Murnaghan 7.07.13 Newspaper Review with Lord Blair, Eric Joyce MP and Caroline Daniel
Murnaghan 7.07.13 Newspaper Review with Lord Blair, Eric Joyce MP and Caroline Daniel
ANY QUOTES USED MUST BE ATTRIBUTED TO MURNAGHAN, SKY NEWS
DERMOT MURNAGHAN: Time to take a look through the Sunday papers now and I’m joined by the former Commissioner of the Metropolitan Police Lord Blair, the MP for Falkirk Eric Joyce and by the editor of the weekend Financial Times, Caroline Daniel, good morning to you all. Now the story that happened too late, Lord Blair, for the papers was the formal deportation of Abu Qatada but they got wind of it some of them, didn’t they?
LORD BLAIR: Well it is quite interesting, here’s a piece in the Sunday People, oddly by the political editor, which indicates it has been planted in advance, as it were, of what was going to happen and it is quite striking that in the leader of the People, that it praises Mrs May and it says it is an unusual thing for the Sunday People to praise any Home Secretary, let alone a Conservative one, and it then goes on to say it won’t do her any harm in her own political ambitions. But the important part about this is he spent far too long in this country, it has been incredibly difficult to remove him and I don’t think it’s going to get any easier in the future because even if you passed a new British Bill of Rights, you are still not going to be able to deport people to places where they are tortured or are going to have evidence given against them obtained by torture.
DM: Well at the moment there is the European Convention on Human Rights and so to leave that or do something about it would be very difficult wouldn’t it?

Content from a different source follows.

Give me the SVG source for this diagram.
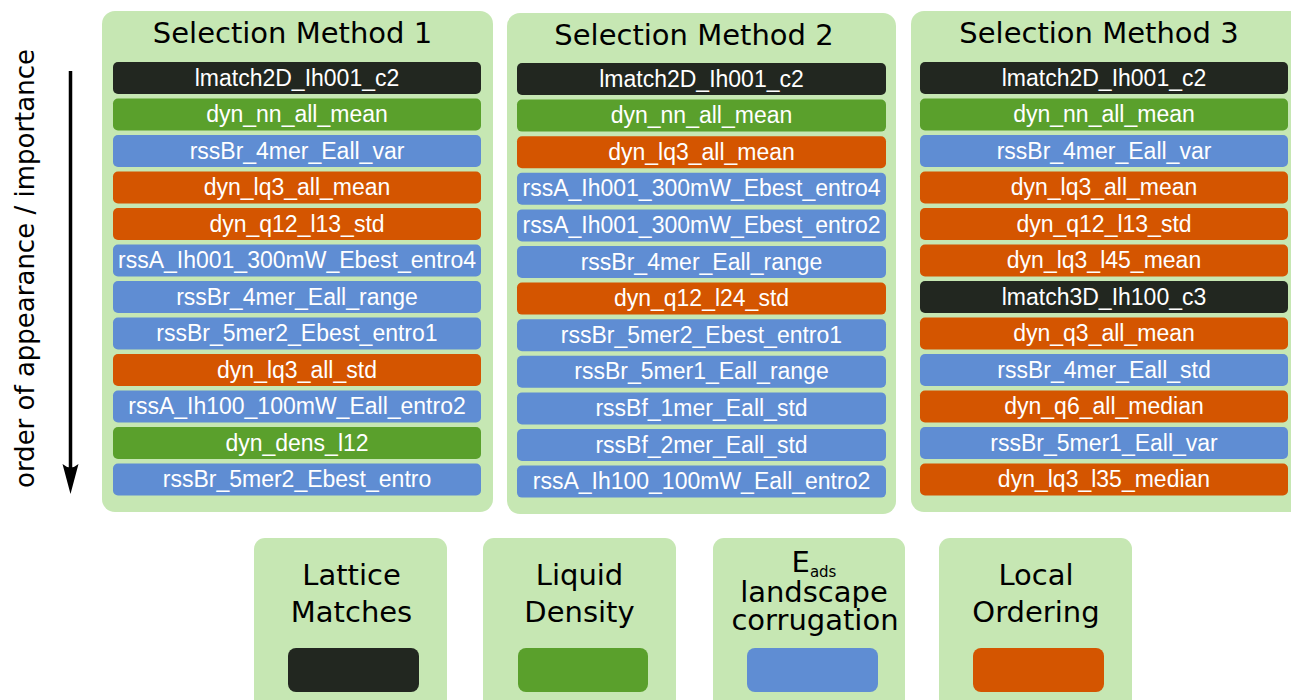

ERIC JOYCE: It would be very difficult. I think there is some credit due here to the Jordanians themselves who I think have made an effort over the last year or so to try to take British concerns into account without being seen to be toeing the line too much to a foreign government so I would give the Jordanians some credit.
DM: Nevertheless, Caroline, the thought does occur that now the Jordanians have got him and apparently they have whisked him straight into court, in all honesty we are not going to have complete oversight are we of how he is being treated? We’re not going to go, hold on a minute, we don’t really like this witness or that witness any more?
CAROLINE DANIEL: Also the level of interest in this story from the British media is going to decline quite considerably I suspect and I think the next move will be how do you get rid of the other people in the Ecuadorian embassy, Julian Assange, who has also been costing 3.3 million to the British taxpayer, so maybe this will be a new route to get Julian Assange …
LORD BLAIR: He can always be joined by that nice Mr Snowden!
DM: Somebody has said that. Well I’ll tell you a story we’re all talking about and we’re glad to have the man here who knows a lot about it, knows a lot about the constituency anyway, Eric Joyce. You picked in the Mirror what’s going on, the implications, the ramifications of Falkirk, you’re tearing Labour apart at the top and Len McClusky himself, the boss of Unite, writing below that.
ERIC JOYCE: I think what Len McClusky has done here is create an entirely bogus argument based upon social class and essentially what he starts out by doing here is saying if you want your son or daughter to be an MP then forget it because they are more likely to be a cleaner. Well of course I was just talking to John Reid earlier and there are all sorts of Labour MPs, including myself, who are entirely working class in terms of our origin.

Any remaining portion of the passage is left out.